Your task is to retype, word for word, the lines from the start of the data through the line holding "import plotly.graph_objects as go". Do not include the pictures.

____

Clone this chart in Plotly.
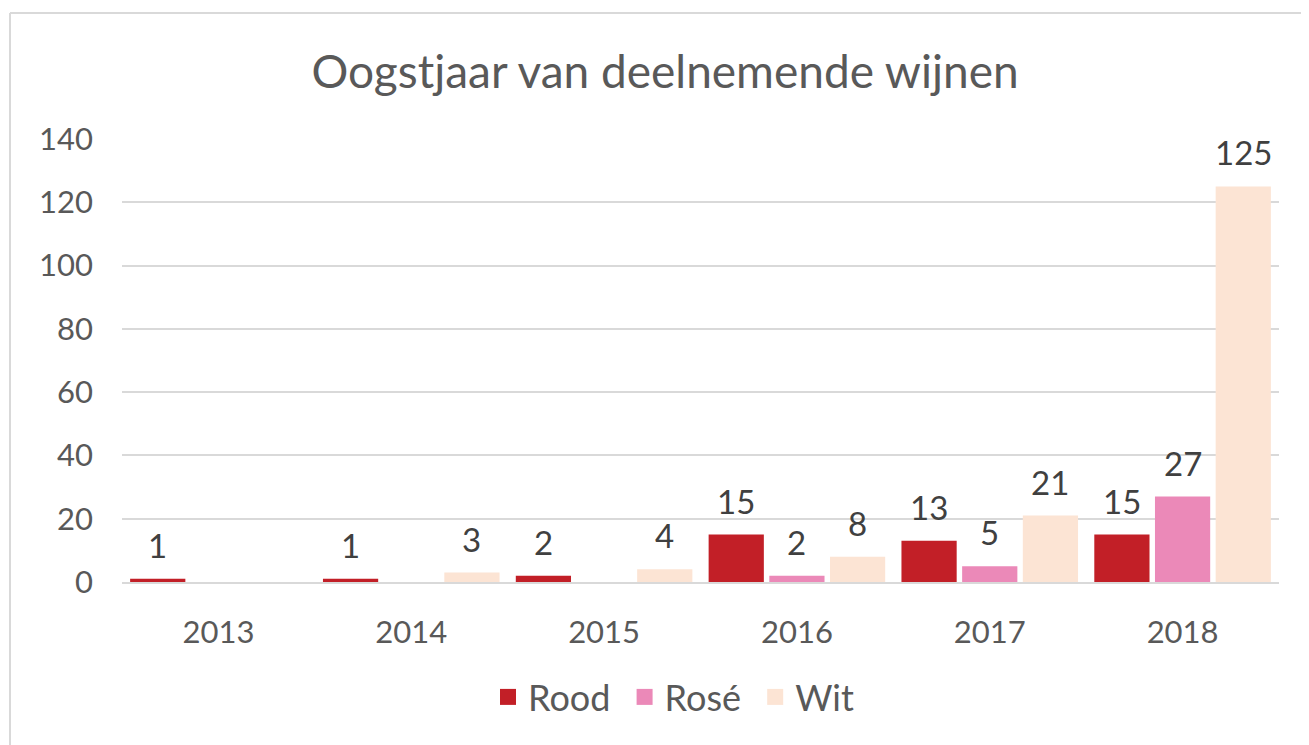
import plotly.graph_objects as go

years = ["2013", "2014", "2015", "2016", "2017", "2018"]
rood = [1, 1, 2, 15, 13, 15]
rose = [None, None, None, 2, 5, 27]
wit = [None, 3, 4, 8, 21, 125]
series_names = ["Rood", "Rosé", "Wit"]
colors = ["#C21F27", "#EB89B8", "#FCE4D4"]
y_ticks = [0, 20, 40, 60, 80, 100, 120, 140]

# page has an 8px body margin; work in figure coordinates
OFF = 8
W, H = 1309 - OFF, 745 - OFF
L, R, T, B = 122 - OFF, 30, 139 - OFF, 163
FONT = "Century Gothic, Lato, sans-serif"
BARGAP, GROUPGAP = 0.056, 0.09

fig = go.Figure()
for name, vals, col in zip(series_names, [rood, rose, wit], colors):
    fig.add_trace(go.Bar(
        x=years, y=vals, name=name, marker=dict(color=col, line=dict(width=0)),
        showlegend=False, hoverinfo="x+y+name",
    ))
    fig.add_trace(go.Scatter(
        x=[None], y=[None], mode="markers", name=name + "\u00a0",
        marker=dict(symbol="square", size=16, color=col),
    ))

pw = W - L - R
ph = H - T - B
def px_x(p):
    return (p - OFF - L) / pw
def px_y(p):
    return (H - B - (p - OFF)) / ph

# data labels above bars (category index positions on the category axis)
cat_w = pw / len(years)
slot = cat_w * (1 - BARGAP) / 3
annotations = []
for i, vals in enumerate([rood, rose, wit]):
    for j, v in enumerate(vals):
        if v is None:
            continue
        annotations.append(dict(
            x=j, y=v, xref="x", yref="y", text=str(v), showarrow=False,
            xshift=(i - 1) * slot, yshift=12, yanchor="bottom", xanchor="center",
            font=dict(size=33, color="#404040", family=FONT),
        ))

shapes = [
    dict(type="line", xref="paper", yref="paper", x0=px_x(10), x1=px_x(10),
         y0=px_y(13), y1=px_y(760), line=dict(color="#D9D9D9", width=2)),
    dict(type="line", xref="paper", yref="paper", x0=px_x(10), x1=px_x(1320),
         y0=px_y(13), y1=px_y(13), line=dict(color="#D9D9D9", width=2)),
]

fig.update_layout(
    width=W, height=H,
    margin=dict(l=L, r=R, t=T, b=B, autoexpand=False),
    paper_bgcolor="white", plot_bgcolor="white",
    font=dict(family=FONT, color="#595959", size=30),
    title=dict(text="Oogstjaar van deelnemende wijnen", x=(665 - OFF) / W, xanchor="center",
               y=1 - (72 - OFF) / H, yanchor="middle",
               font=dict(size=46, color="#595959", family=FONT)),
    barmode="group", bargap=BARGAP, bargroupgap=GROUPGAP,
    xaxis=dict(type="category", categoryorder="array", categoryarray=years,
               range=[-0.5, len(years) - 0.5],
               showgrid=False, showline=True, linecolor="#D9D9D9", linewidth=2,
               ticks="", ticklabelstandoff=22, tickfont=dict(size=31, color="#595959")),
    yaxis=dict(range=[0, 140], tickvals=y_ticks, showgrid=True, gridcolor="#D9D9D9",
               gridwidth=2, zeroline=False, showline=False, ticks="",
               ticklabelstandoff=28, tickfont=dict(size=31, color="#595959")),
    legend=dict(orientation="h", x=px_x(488), xanchor="left", y=px_y(697), yanchor="middle",
                font=dict(size=36, color="#595959", family=FONT), itemwidth=30,
                bgcolor="rgba(0,0,0,0)"),
    shapes=shapes,
    annotations=annotations,
)

fig.write_html("out.html")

____

**Expected output:**
Clone this chart in Plotly.
import plotly.graph_objects as go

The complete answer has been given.